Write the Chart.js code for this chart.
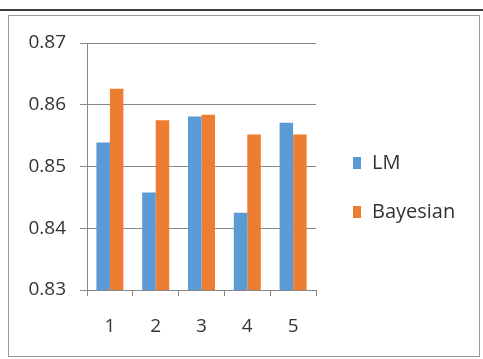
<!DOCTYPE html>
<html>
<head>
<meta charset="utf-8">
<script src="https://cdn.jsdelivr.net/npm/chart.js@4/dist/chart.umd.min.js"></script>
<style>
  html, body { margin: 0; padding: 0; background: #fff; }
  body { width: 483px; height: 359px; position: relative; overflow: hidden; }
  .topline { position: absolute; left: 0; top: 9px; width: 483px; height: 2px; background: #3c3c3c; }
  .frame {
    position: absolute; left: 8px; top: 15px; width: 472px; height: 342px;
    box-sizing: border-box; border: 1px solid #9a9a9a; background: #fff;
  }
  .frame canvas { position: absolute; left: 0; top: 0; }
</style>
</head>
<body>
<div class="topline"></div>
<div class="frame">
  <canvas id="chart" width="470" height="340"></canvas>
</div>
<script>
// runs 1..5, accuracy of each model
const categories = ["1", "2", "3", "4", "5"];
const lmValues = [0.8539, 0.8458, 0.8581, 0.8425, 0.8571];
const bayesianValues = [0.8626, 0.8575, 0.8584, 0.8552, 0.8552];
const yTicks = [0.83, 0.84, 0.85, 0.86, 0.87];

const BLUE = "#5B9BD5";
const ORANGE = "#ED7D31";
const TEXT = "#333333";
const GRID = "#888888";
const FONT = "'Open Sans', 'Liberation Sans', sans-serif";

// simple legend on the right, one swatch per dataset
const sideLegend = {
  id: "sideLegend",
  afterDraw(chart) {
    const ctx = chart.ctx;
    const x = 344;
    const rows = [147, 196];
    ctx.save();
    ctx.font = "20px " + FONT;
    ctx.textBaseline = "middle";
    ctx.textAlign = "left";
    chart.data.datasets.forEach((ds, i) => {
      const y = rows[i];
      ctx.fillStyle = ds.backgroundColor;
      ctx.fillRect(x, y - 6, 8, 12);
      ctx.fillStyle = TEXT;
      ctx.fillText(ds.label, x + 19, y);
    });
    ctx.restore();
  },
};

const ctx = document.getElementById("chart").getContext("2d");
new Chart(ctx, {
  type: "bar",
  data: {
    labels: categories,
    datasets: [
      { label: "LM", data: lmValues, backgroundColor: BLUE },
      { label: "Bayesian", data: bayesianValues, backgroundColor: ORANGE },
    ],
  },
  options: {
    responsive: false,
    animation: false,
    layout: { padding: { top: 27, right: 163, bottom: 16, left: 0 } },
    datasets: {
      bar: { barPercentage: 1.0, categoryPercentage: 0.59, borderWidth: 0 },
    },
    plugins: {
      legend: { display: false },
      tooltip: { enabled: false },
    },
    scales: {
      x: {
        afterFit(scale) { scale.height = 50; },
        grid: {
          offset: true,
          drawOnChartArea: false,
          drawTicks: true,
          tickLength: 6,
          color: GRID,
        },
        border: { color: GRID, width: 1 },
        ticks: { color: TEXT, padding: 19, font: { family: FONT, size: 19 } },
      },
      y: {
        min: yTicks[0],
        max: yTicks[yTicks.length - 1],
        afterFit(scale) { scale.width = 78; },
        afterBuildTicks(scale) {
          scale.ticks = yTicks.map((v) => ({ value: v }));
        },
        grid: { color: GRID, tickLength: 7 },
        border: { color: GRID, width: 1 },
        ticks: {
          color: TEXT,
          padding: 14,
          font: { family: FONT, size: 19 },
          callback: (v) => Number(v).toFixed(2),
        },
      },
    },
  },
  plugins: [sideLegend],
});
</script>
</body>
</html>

▬▬▬▬▬▬▬▬▬▬

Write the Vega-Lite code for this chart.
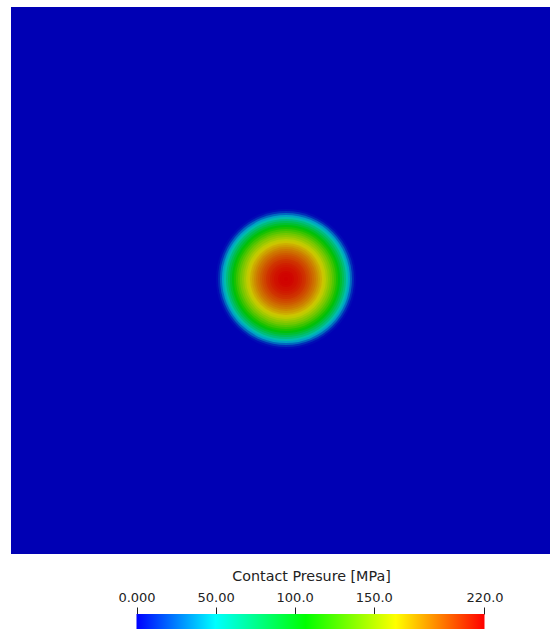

▬▬▬▬▬▬▬▬▬▬

▸ **Brief**
In the records above, how many lines contain the word "Write"? Give the number alone.

▸ **Response to the task**
2